Manchester Theatre Awards

> Independent informed reviews by the region’s most experienced critics

Mamma Mia

Judy Craymer & Catherine Johnson
Palace Theatre, Manchester
26 April 2011 to 18 June 2011

Most musical theatre producers would be content if you walk away humming a handful of songs from their show . . .

Here the audience always arrives word-perfect, their skills honed by karaoke-soaked immersion in music that has achieved a continuing familiarity no-one would have guessed at back in the 70s heyday of Swedish hit-makers Abba.

While everyone else purged their memory of those years of stack heels and gleaming Lycra musical producer Judy Craymer listened to the music all over again, and spotted the stories embedded in each of the songs.

Threaded together in a narrative supplied by writer Catherine Johnson it became Mamma Mia! And the rest, as they say, is musical theatre history . . .
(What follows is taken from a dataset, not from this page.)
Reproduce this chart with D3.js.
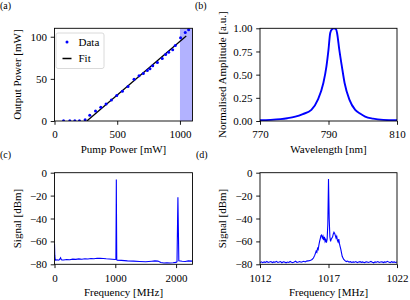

Melding the drama of the music to a jolly romp of a story makes it something of a musical masterpiece. Indeed with its Mediterranean island setting and intricate plotting it’s a story Shakespeare himself would not have been ashamed to shake a quill at . . .

Now on its second visit to Manchester this international tour is busy mopping up the remainder of the world’s population who may not yet have experienced the phenomenon.

Naturally it’s a well-drilled travelling production, and can manage without star names in a show where it has always been the songs given top billing.

No-one however, can stop Sara Poyzer wringing every emotional drop from One of Us, or provoking a parental lump in the throat at Slipping Through My Fingers, while sidekicks Kate Graham and Jennie Dale are much less subtle in their respective roles.

Indeed the whole production has acquired an added bump and grind that now anticipates the demands of its Hen Party following.

But be warned, not content with the world domination of Mamma Mia!, Judy Craymer has now turned her attention to the Spice Girls. Why didn’t the rest of us think of that?

Reviewer: David Upton


Comment by Alan Hulme

Seemingly unstoppable but viewed rationally, without the hysteria that appears to be obilgatory for this sort of show these days, it's a pleasant enough, clever enough re-use of the Abba songbook that whiles away a couple of hours without stretching one's intellect.

Why it has been and remains so popular is a mystery to me but I'm pleased for director Phyllida LLoyd, whom it has made rich beyond anything she can have dreamed of when she was one of the very best artistic directors the Royal Exchange ever had.